23 de agosto de 2017

Na sala com João Gurgel



No domingo passado me senti como um daqueles privilegiados frequentadores dos saraus musicais do ap da Nara Leão lá no comecinho da Bossa Nova: fui convidado para participar de um inédito "recital" em minha cidade - São Caetano do Sul - nos moldes daqueles encontros que impulsionaram a bossa a virar o que virou. O evento particular ocorreu no ap da minha colega Marisa Dea, professora, assessora e agitadora cultural, bem perto de casa, e trouxe o excelente ator, compositor e hábil violonista João Gurgel. No esquema "passa chapéu no final", Marisa recebeu perto de uma dúzia de convidados para assistir o show intimista com repertório quase todo focado nas músicas do essencial Sérgio Ricardo - compositor, cantor, instrumentista, cineasta, ator, pintor - pai de João. Em meio à pequena mas calorosa e participativa plateia - composta por amigas da Marisa, a maioria pertencente ao professorado, mais eu, meu filho Gabriel - que anda tocando violão/guitarra com gosto - e o amigo Nilton Jorge, convidado por mim - Gurgel surpreendeu pela rapidez com que desenvolveu os bem amarrados acordes de seu pai em conjunção com as letras extensas e discursivas, entremeando cada música com análises e comentários pertinentes, principalmente sobre os temas tratados. Logo fiquei sabendo por ele mesmo que essa desenvoltura se dá pela sua experiência como artista de rua - recitando e interpretando números em ônibus e metrôs do Rio de Janeiro ( ele mora no Vidigal) - embora ele tenha confessado ser tímido por natureza. As músicas para o recital foram muito bem escolhidas, amarrando-se naturalmente uma na outra. Além de 90% das composições assinadas pelo pai, o músico adicionou à playlist a emocionante "Canoa, Canoa" ( de Nelson Angelo e Fernando Brant), um dos destaques do emblemático LP Clube da Esquina 2, de Milton Nascimento (1978), duas composições do experimental e autêntico Metá Metá, grupo paulistano de muita qualidade que mistura jazz com influências africanas ( tanto na música como nas letras, com ênfase no Candomblé). Do repertório de Sérgio Ricardo, destaque para a sempre moderna "Calabouço", "A Fábrica", "Brincadeira de Angola" ( com letra do amigo poeta Chico de Assis), a ecológica "Cacumbu" e algumas composições recentes de muito entusiasmo e vibração. No final da apresentação, sua irmã e também filha de Sérgio Ricardo, Marina Lutfi, com uma voz suave e muito bem colocada, ajudou-o na interpretação de "Calabouço" e "Cacumbu" e emendou uma ótima canção do Metá Metá.
Vale lembrar que Sérgio Ricardo está com bem vividos 85 anos!
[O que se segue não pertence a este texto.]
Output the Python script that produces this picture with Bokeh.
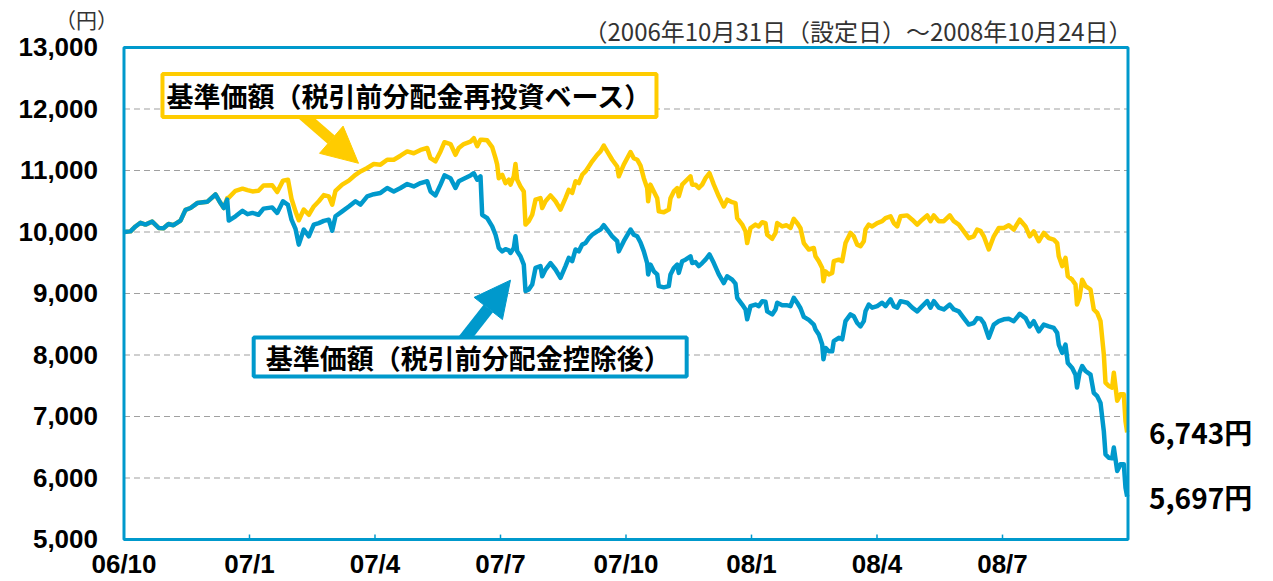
from bokeh.plotting import figure
from bokeh.models import ColumnDataSource, Range1d, Label, Arrow, NormalHead
from bokeh.core.properties import value
from bokeh.embed import file_html
from bokeh.resources import INLINE

# months elapsed since the launch date (2006/10/31)
months = [0.00, 0.155, 0.275, 0.394, 0.514, 0.674, 0.832, 0.944, 1.064, 1.183, 1.351, 1.470, 1.590,
          1.750, 1.989, 2.187, 2.307, 2.386, 2.467, 2.505, 2.665, 2.833, 2.952, 3.072, 3.215, 3.335,
          3.543, 3.662, 3.801, 3.920, 4.004, 4.100, 4.178, 4.298, 4.418, 4.537, 4.657, 4.776, 4.896,
          4.977, 5.056, 5.216, 5.374, 5.534, 5.653, 5.814, 5.971, 6.131, 6.292, 6.449, 6.610, 6.770,
          6.927, 7.088, 7.248, 7.327, 7.446, 7.566, 7.661, 7.805, 7.924, 8.003, 8.123, 8.283, 8.362,
          8.443, 8.522, 8.562, 8.682, 8.801, 8.881, 8.921, 8.959, 9.041, 9.120, 9.198, 9.239, 9.318,
          9.358, 9.399, 9.478, 9.557, 9.598, 9.676, 9.758, 9.837, 9.956, 9.997, 10.076, 10.195,
          10.315, 10.434, 10.554, 10.633, 10.714, 10.793, 10.871, 10.953, 11.032, 11.111, 11.192,
          11.311, 11.390, 11.469, 11.550, 11.670, 11.789, 11.828, 11.947, 12.108, 12.186, 12.268,
          12.347, 12.426, 12.506, 12.530, 12.585, 12.665, 12.746, 12.784, 12.904, 13.023, 13.064,
          13.143, 13.224, 13.262, 13.343, 13.422, 13.542, 13.582, 13.661, 13.740, 13.821, 13.900,
          13.996, 14.099, 14.218, 14.338, 14.419, 14.538, 14.617, 14.658, 14.778, 14.857, 14.897,
          14.976, 15.095, 15.174, 15.256, 15.335, 15.375, 15.495, 15.574, 15.614, 15.734, 15.837,
          15.932, 16.011, 16.092, 16.171, 16.250, 16.370, 16.489, 16.530, 16.609, 16.690, 16.720,
          16.769, 16.848, 16.929, 16.967, 17.087, 17.168, 17.247, 17.366, 17.445, 17.527, 17.606,
          17.685, 17.725, 17.804, 17.885, 18.005, 18.124, 18.203, 18.323, 18.402, 18.483, 18.562,
          18.722, 18.842, 18.961, 19.081, 19.200, 19.279, 19.358, 19.477, 19.597, 19.740, 19.836,
          19.955, 20.075, 20.194, 20.314, 20.395, 20.474, 20.553, 20.672, 20.792, 20.911, 21.031,
          21.150, 21.270, 21.413, 21.550, 21.652, 21.748, 21.867, 21.987, 22.107, 22.226, 22.307,
          22.345, 22.427, 22.506, 22.561, 22.666, 22.745, 22.781, 22.841, 22.905, 22.984, 23.104,
          23.182, 23.264, 23.343, 23.422, 23.462, 23.541, 23.622, 23.661, 23.742, 23.821, 23.900,
          23.940, 23.980]

# 基準価額（税引前分配金再投資ベース）
reinvest = [10000, 10010, 10090, 10150, 10120, 10170, 10065, 10060, 10130, 10110, 10185, 10360, 10390,
            10470, 10490, 10610, 10470, 10390, 10550, 10560, 10670, 10705, 10680, 10660, 10670, 10755,
            10760, 10650, 10835, 10850, 10540, 10335, 10190, 10365, 10280, 10415, 10500, 10600, 10580,
            10445, 10670, 10770, 10835, 10930, 10985, 11040, 11105, 11095, 11175, 11175, 11240, 11310,
            11280, 11335, 11365, 11200, 11150, 11310, 11460, 11430, 11255, 11365, 11430, 11470, 11525,
            11395, 11500, 11500, 11490, 11380, 11200, 11095, 10875, 10930, 10795, 10850, 10770, 10905,
            11105, 10850, 10740, 10660, 10120, 10175, 10280, 10525, 10550, 10390, 10500, 10595,
            10500, 10365, 10550, 10685, 10635, 10825, 10795, 10930, 10985, 11065, 11150,
            11255, 11310, 11405, 11310, 11175, 11065, 10905, 11095, 11300, 11200, 11175,
            11080, 10875, 10715, 10500, 10770, 10660, 10550, 10335, 10320, 10365, 10550,
            10660, 10715, 10580, 10770, 10825, 10905, 10770, 10770, 10715, 10770, 10875,
            10955, 10770, 10580, 10415, 10525, 10485, 10470, 10225, 10120, 10010, 9820,
            10065, 10120, 10090, 10160, 10145, 9955, 9890, 9985, 10145, 10090, 10110,
            10065, 10215, 10145, 10060, 9820, 9715, 9740, 9605, 9525, 9415, 9200,
            9360, 9310, 9335, 9525, 9550, 9525, 9820, 9985, 9930, 9795, 9770,
            9850, 10040, 10120, 10090, 10145, 10175, 10225, 10255, 10145, 10090, 10255,
            10270, 10200, 10120, 10200, 10270, 10175, 10270, 10175, 10175, 10270, 10175,
            10120, 10010, 9900, 9930, 10040, 10020, 9930, 9715, 9930, 10065, 10065,
            10110, 10040, 10200, 10090, 9930, 10010, 9850, 9985, 9900, 9875, 9820,
            9605, 9445, 9580, 9280, 9225, 9145, 8820, 8930, 9225, 9120, 9065,
            8740, 8685, 8550, 8010, 7550, 7495, 7470, 7710, 7255, 7360, 7360,
            6925, 6743]

# 基準価額（税引前分配金控除後）
after_dist = [10000, 10010, 10090, 10150, 10120, 10170, 10065, 10060, 10130, 10110, 10185, 10360, 10390,
              10470, 10490, 10610, 10470, 10390, 10525, 10185, 10255, 10345, 10290, 10310, 10280, 10380,
              10400, 10310, 10500, 10440, 10200, 10050, 9795, 10040, 9930, 10120, 10145, 10180, 10200,
              10020, 10255, 10335, 10415, 10500, 10445, 10580, 10615, 10635, 10715, 10660, 10715, 10780,
              10740, 10795, 10825, 10660, 10595, 10770, 10920, 10875, 10715, 10825, 10865, 10920, 10955,
              10850, 10905, 10280, 10225, 10090, 9955, 9850, 9740, 9685, 9720, 9700, 9660, 9740,
              9930, 9685, 9605, 9470, 9040, 9065, 9145, 9415, 9445, 9280, 9390, 9495,
              9390, 9255, 9445, 9580, 9525, 9715, 9685, 9795, 9820, 9900, 9955,
              10010, 10040, 10110, 10040, 9930, 9850, 9685, 9850, 10040, 9955, 9930,
              9830, 9685, 9495, 9310, 9470, 9360, 9310, 9120, 9100, 9120, 9310,
              9415, 9470, 9335, 9525, 9550, 9605, 9495, 9510, 9445, 9495, 9550,
              9635, 9495, 9310, 9170, 9280, 9225, 9160, 8930, 8820, 8740, 8580,
              8795, 8820, 8795, 8875, 8865, 8710, 8660, 8740, 8850, 8810, 8810,
              8795, 8930, 8850, 8760, 8620, 8570, 8495, 8415, 8335, 8170, 7930,
              8115, 8060, 8060, 8225, 8280, 8255, 8550, 8660, 8630, 8520, 8465,
              8550, 8710, 8820, 8770, 8795, 8850, 8795, 8905, 8795, 8770, 8875,
              8850, 8770, 8710, 8795, 8875, 8770, 8875, 8770, 8740, 8820, 8740,
              8710, 8600, 8495, 8520, 8600, 8590, 8520, 8280, 8495, 8550, 8580,
              8590, 8550, 8670, 8600, 8465, 8550, 8385, 8495, 8465, 8440, 8360,
              8170, 8035, 8170, 7870, 7790, 7680, 7470, 7710, 7820, 7740, 7680,
              7385, 7330, 7220, 6760, 6385, 6330, 6320, 6495, 6115, 6225, 6225,
              5845, 5697]

x_tick_values = [0, 3, 6, 9, 12, 15, 18, 21]
x_tick_labels = ["06/10", "07/1", "07/4", "07/7", "07/10", "08/1", "08/4", "08/7"]
y_tick_values = [5000, 6000, 7000, 8000, 9000, 10000, 11000, 12000, 13000]
x_end = 24  # 2008/10/24 sits on the right edge of the plot box

name_reinvest = "基準価額（税引前分配金再投資ベース）"
name_after = "基準価額（税引前分配金控除後）"
period_text = "（2006年10月31日（設定日）～2008年10月24日）"
unit_text = "（円）"

YELLOW = "#FFCC00"
BLUE = "#0099CC"
GRID = "#A0A0A0"
JP = "Noto Sans CJK JP"
NUM = "Liberation Sans"

# view extents (the plot box 0..24 x 5000..13000 sits inside a full-canvas frame)
VIEW_X = (-2.952, 27.478)
VIEW_Y = (4317, 13764)
TICK_LEN = 80  # tick mark length in value units (~5px)

p = figure(width=1273, height=581, output_backend="svg", toolbar_location=None,
           x_axis_location=None, y_axis_location=None,
           x_range=Range1d(*VIEW_X), y_range=Range1d(*VIEW_Y),
           min_border=0, min_border_left=0, min_border_right=0,
           min_border_top=0, min_border_bottom=0)
p.background_fill_color = "white"
p.border_fill_color = "white"
p.outline_line_color = None
p.xgrid.visible = False
p.ygrid.visible = False
p.grid.visible = False

y_min, y_max = y_tick_values[0], y_tick_values[-1]
x_min = x_tick_values[0]

# dashed horizontal grid lines inside the box
inner = y_tick_values[1:-1]
p.segment(x0=[x_min] * len(inner), y0=inner, x1=[x_end] * len(inner), y1=inner,
          line_color=GRID, line_width=1.2, line_dash="6 4")

# series
source = ColumnDataSource(dict(m=months, r=reinvest, a=after_dist))
p.line("m", "r", source=source, line_color=YELLOW, line_width=4.5, line_join="round")
p.line("m", "a", source=source, line_color=BLUE, line_width=4.5, line_join="round")

# plot box
p.quad(left=[x_min], right=[x_end], bottom=[y_min], top=[y_max],
       fill_color=None, line_color=BLUE, line_width=3)

# x ticks (pointing inward) and labels
p.segment(x0=x_tick_values, y0=[y_min] * len(x_tick_values), x1=x_tick_values,
          y1=[y_min + TICK_LEN] * len(x_tick_values), line_color=BLUE, line_width=1.5)
p.text(x=x_tick_values, y=[y_min] * len(x_tick_values), text=x_tick_labels,
       text_font=value(NUM), text_font_size="26px", text_font_style="bold",
       text_color="black", text_align="center", text_baseline="middle", y_offset=25)

# y tick labels
p.text(x=[x_min] * len(y_tick_values), y=y_tick_values, text=[f"{v:,}" for v in y_tick_values],
       text_font=value(NUM), text_font_size="26px", text_font_style="bold",
       text_color="black", text_align="right", text_baseline="middle", x_offset=-26)

# end values
end_values = [reinvest[-1], after_dist[-1]]
p.text(x=[x_end] * 2, y=end_values, text=[f"{v:,}円" for v in end_values],
       text_font=value(JP), text_font_size="28px", text_font_style="bold",
       text_color="black", text_align="left", text_baseline="middle", x_offset=21)

# arrows pointing at the two lines
ARROW_Y = dict(x_start=4.147, y_start=11977, x_end=5.606, y_end=11117)
ARROW_B = dict(x_start=8.116, y_start=8243, x_end=9.239, y_end=9217)
p.add_layout(Arrow(end=NormalHead(size=36, fill_color=YELLOW, line_color=YELLOW, line_width=1),
                   line_color=YELLOW, line_width=11, **ARROW_Y))
p.add_layout(Arrow(end=NormalHead(size=36, fill_color=BLUE, line_color=BLUE, line_width=1),
                   line_color=BLUE, line_width=12, **ARROW_B))

# legend boxes
p.add_layout(Label(x=0.92, y=12221, text=name_reinvest, text_font=JP, text_font_size="27px",
                   text_font_style="bold", text_color="black", text_baseline="middle",
                   text_align="left", border_line_color=YELLOW, border_line_width=4,
                   background_fill_color="white",
                   padding=dict(left=4, right=4, top=2, bottom=2)))
p.add_layout(Label(x=3.10, y=7967, text=name_after, text_font=JP, text_font_size="27px",
                   text_font_style="bold", text_color="black", text_baseline="middle",
                   text_align="left", border_line_color=BLUE, border_line_width=4,
                   background_fill_color="white",
                   padding=dict(left=12, right=16, top=0, bottom=0)))

# period and unit
p.add_layout(Label(x=24.11, y=13276, text=period_text, text_font=JP, text_font_size="24px",
                   text_color="#333333", text_baseline="middle", text_align="right"))
p.add_layout(Label(x=-0.896, y=13471, text=unit_text, text_font=JP, text_font_size="21px",
                   text_color="#333333", text_baseline="middle", text_align="center"))

open("out.html", "w").write(file_html(p, INLINE))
Ele ia aparecer no recital dos filhos e até quem sabe fazer uma participação em algum número, mas no dia anterior sofreu uma pequena queda ( nada grave) mas que o fez declinar do convite. Fica para uma próxima! Mesmo com sua ausência, ou por isso mesmo, discorremos muito sobre sua carreira, suas composições e sua permanente insatisfação diante da injustiça e da desigualdade, o que o fez durante a vida sempre estar junto daqueles que seguram o lado mais fraco da corda. Viva Sérgio Ricardo! E que venham mais iniciativas como essa da Marisa - que está disposta a muito mais depois que fundou oficialmente seu grupo cultural independente - pois só assim conseguiremos furar o bloqueio dessas megacorporações que controlam o show business e não deixam chegar á tona manifestações culturais independentes e fora do mainstream. Esses recitais em salas, varandas, quintais ou seja lá em que cômodo for é para mim a melhor ferramenta contracultural que temos nesse momento!



Um comentário:

  1. Muito bom, Marcos.
    Que bom que esteve por perto para contar ao público que esse tipo de manifestaçāo existe e tem representado o que há de melhor no cenário pobre da cultura nacional.
    Pobre, nāo por falta de bons artistas, mas por nāo interessar à mídia a divulgaçāo daqueles que nāo se ajoelham às suas exigências.